%%

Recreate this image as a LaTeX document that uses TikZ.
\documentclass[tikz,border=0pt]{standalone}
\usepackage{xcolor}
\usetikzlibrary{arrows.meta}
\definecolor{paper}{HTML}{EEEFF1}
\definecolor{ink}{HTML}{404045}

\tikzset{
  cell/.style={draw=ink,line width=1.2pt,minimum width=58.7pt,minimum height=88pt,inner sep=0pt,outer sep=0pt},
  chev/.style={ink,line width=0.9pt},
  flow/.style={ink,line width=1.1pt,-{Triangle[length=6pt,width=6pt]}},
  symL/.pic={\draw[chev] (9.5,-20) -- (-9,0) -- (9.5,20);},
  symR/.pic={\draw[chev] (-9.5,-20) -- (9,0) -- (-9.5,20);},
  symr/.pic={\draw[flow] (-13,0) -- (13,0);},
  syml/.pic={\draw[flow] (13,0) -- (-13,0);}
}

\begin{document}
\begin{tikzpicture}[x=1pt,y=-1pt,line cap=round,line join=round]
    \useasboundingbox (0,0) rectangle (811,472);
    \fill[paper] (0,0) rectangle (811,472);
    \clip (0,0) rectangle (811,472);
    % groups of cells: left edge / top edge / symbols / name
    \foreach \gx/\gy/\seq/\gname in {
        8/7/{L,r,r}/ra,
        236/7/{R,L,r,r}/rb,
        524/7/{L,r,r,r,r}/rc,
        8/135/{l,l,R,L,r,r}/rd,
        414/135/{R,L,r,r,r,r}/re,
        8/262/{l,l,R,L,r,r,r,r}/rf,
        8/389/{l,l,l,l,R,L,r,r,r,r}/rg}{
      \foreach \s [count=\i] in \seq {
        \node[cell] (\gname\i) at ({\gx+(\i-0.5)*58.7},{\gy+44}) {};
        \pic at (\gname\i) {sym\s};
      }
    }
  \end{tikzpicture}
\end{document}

%%
%%

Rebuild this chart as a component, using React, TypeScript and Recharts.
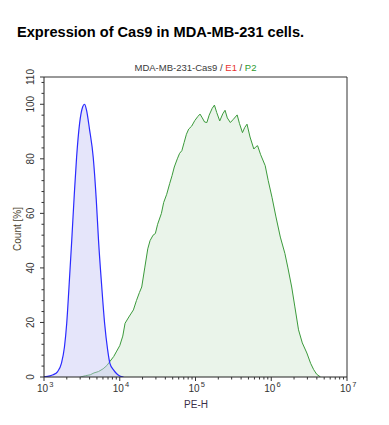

%%

- **Stated goal**: Gather up every line from the listing above in which the word "this" occurs.

- **Answer to the task**:
Recreate this image as a LaTeX document that uses TikZ.
Rebuild this chart as a component, using React, TypeScript and Recharts.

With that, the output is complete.